Kumon Institute of Education Co. Ltd. (株式会社公文教育研究会, Kabushiki gaisha Kumon Kyōiku Kenkyūkai) is an educational network based in Japan and created by Toru Kumon. It uses his "Kumon Method" to teach mathematics and reading, primarily to young students.

==History==
Japanese mathematics educator Toru Kumon founded Kumon in 1958, when he opened the first Kumon Math Center in Moriguchi, Osaka. Before creating the Kumon franchise, Kumon taught at Kochi Municipal High School and Tosa Junior/Senior High School. Inspired by teaching his son, Takeshi, Kumon developed a curriculum focused on rote memorization.

Kumon (the company) gained 63,000 students in its first 16 years. In 1974, Kumon published The Secret of Kumon Math, a book that led to a doubling of its size in the next two years. Kumon opened its first United States locations in 1983, and by 1985, it had 1.4 million students.

Kumon attracted national attention in the U.S. after it was implemented at Sumiton Elementary School in Sumiton, Alabama. Sumiton continued to use the Kumon program through 2001.

Kumon has over 26,000 centers worldwide with over 4 million registered students. In 2018, there were 410,000 students enrolled in 2,200 centers in the U.S. There are Kumon centers in over 60 countries and regions worldwide.

In North America, Kumon began a "Junior Kumon" program in 2001, targeted at children aged from 2 to 5 years old.

==Kumon method==
Kumon is an enrichment or remedial program, where instructors and assistants tailor instructions to individual students.

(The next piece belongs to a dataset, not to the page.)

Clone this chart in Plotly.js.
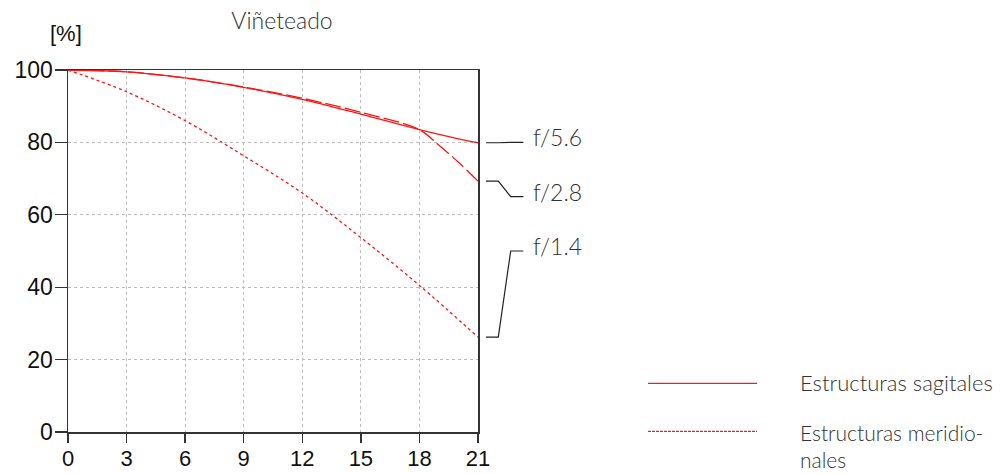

All Kumon programs are pencil-and-worksheet-based, with a digital program that started in 2023. The worksheets increase in difficulty in small increments.

A 1994 study by Nancy Ukai observed a high degree of efficacy. However, psychologist Kathy Hirsh-Pasek says that using such techniques for pre-kindergartners "does not give your child a leg up on anything".